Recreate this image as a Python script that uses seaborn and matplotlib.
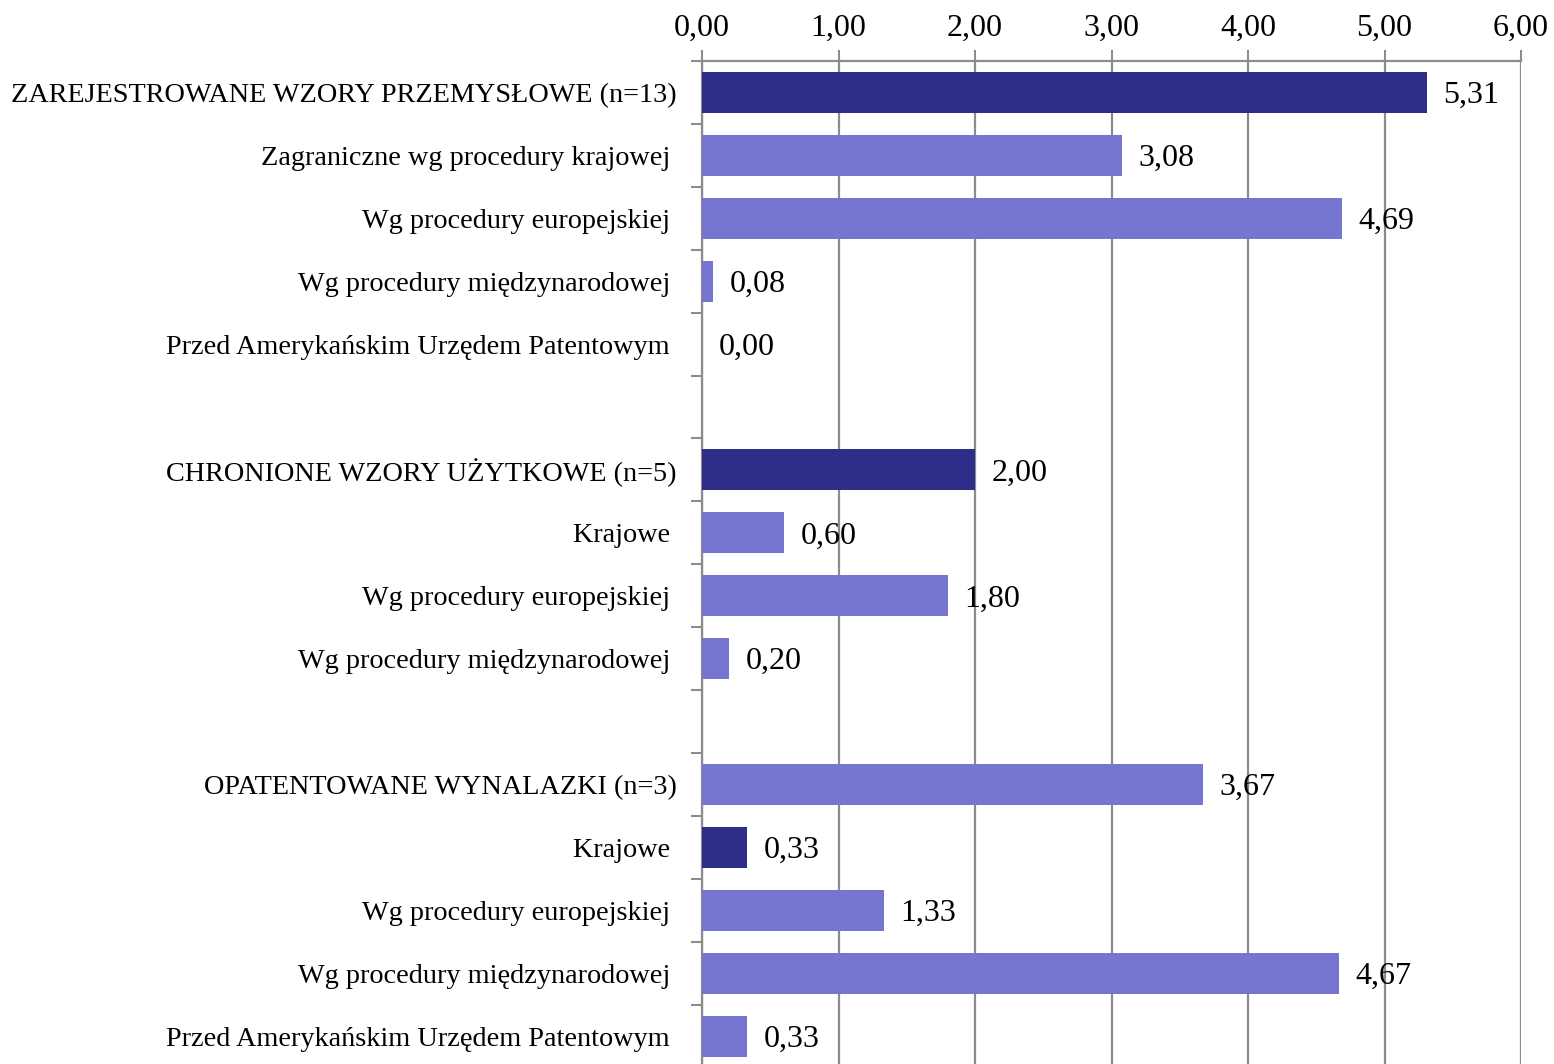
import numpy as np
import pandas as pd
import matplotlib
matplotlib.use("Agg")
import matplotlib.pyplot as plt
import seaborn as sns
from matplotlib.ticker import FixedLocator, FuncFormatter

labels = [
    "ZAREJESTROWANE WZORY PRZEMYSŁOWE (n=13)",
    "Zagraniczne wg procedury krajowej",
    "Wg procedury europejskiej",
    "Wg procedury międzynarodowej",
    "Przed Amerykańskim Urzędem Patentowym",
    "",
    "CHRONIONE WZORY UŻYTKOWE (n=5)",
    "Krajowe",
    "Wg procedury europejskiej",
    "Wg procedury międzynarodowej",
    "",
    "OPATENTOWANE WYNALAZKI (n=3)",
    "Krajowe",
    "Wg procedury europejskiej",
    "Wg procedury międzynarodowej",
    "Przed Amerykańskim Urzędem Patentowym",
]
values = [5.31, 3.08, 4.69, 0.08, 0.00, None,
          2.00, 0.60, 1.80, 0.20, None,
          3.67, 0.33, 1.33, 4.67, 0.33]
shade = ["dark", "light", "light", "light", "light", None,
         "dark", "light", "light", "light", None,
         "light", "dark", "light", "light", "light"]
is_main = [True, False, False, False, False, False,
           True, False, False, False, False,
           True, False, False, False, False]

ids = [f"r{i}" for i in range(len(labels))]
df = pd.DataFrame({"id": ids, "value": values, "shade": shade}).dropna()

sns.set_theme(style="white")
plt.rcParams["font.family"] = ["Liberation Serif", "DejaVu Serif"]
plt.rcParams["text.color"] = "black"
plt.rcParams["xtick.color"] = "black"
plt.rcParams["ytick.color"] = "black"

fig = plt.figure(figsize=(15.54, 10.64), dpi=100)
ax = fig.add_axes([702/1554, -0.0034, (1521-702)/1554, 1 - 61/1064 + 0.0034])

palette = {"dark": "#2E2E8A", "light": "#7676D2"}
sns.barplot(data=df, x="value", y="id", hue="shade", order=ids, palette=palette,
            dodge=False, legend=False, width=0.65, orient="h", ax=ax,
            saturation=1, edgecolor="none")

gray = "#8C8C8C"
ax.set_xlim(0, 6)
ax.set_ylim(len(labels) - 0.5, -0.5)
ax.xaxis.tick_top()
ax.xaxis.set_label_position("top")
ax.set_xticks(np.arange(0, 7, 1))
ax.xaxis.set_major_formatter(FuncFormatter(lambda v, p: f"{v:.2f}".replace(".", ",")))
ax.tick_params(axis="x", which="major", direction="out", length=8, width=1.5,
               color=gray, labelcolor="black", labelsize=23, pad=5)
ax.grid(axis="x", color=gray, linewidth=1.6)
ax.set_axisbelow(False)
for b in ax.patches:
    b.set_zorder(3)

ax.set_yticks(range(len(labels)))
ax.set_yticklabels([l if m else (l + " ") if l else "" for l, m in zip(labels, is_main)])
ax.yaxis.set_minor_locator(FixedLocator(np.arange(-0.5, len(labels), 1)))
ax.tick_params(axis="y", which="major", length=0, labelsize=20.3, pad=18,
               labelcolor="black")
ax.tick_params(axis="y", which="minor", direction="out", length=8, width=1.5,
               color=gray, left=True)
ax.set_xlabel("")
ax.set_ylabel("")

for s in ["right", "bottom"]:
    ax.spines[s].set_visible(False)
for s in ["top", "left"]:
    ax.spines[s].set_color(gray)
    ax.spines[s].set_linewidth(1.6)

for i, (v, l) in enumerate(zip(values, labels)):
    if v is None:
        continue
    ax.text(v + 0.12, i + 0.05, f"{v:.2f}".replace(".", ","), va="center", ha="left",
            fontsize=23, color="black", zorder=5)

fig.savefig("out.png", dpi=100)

**Aim**
Without the pictures, please reproduce each line of the listing above exactly, from the first one through the line bearing "from matplotlib.ticker import".

**Finished answer**
Recreate this image as a Python script that uses seaborn and matplotlib.
import numpy as np
import pandas as pd
import matplotlib
matplotlib.use("Agg")
import matplotlib.pyplot as plt
import seaborn as sns
from matplotlib.ticker import FixedLocator, FuncFormatter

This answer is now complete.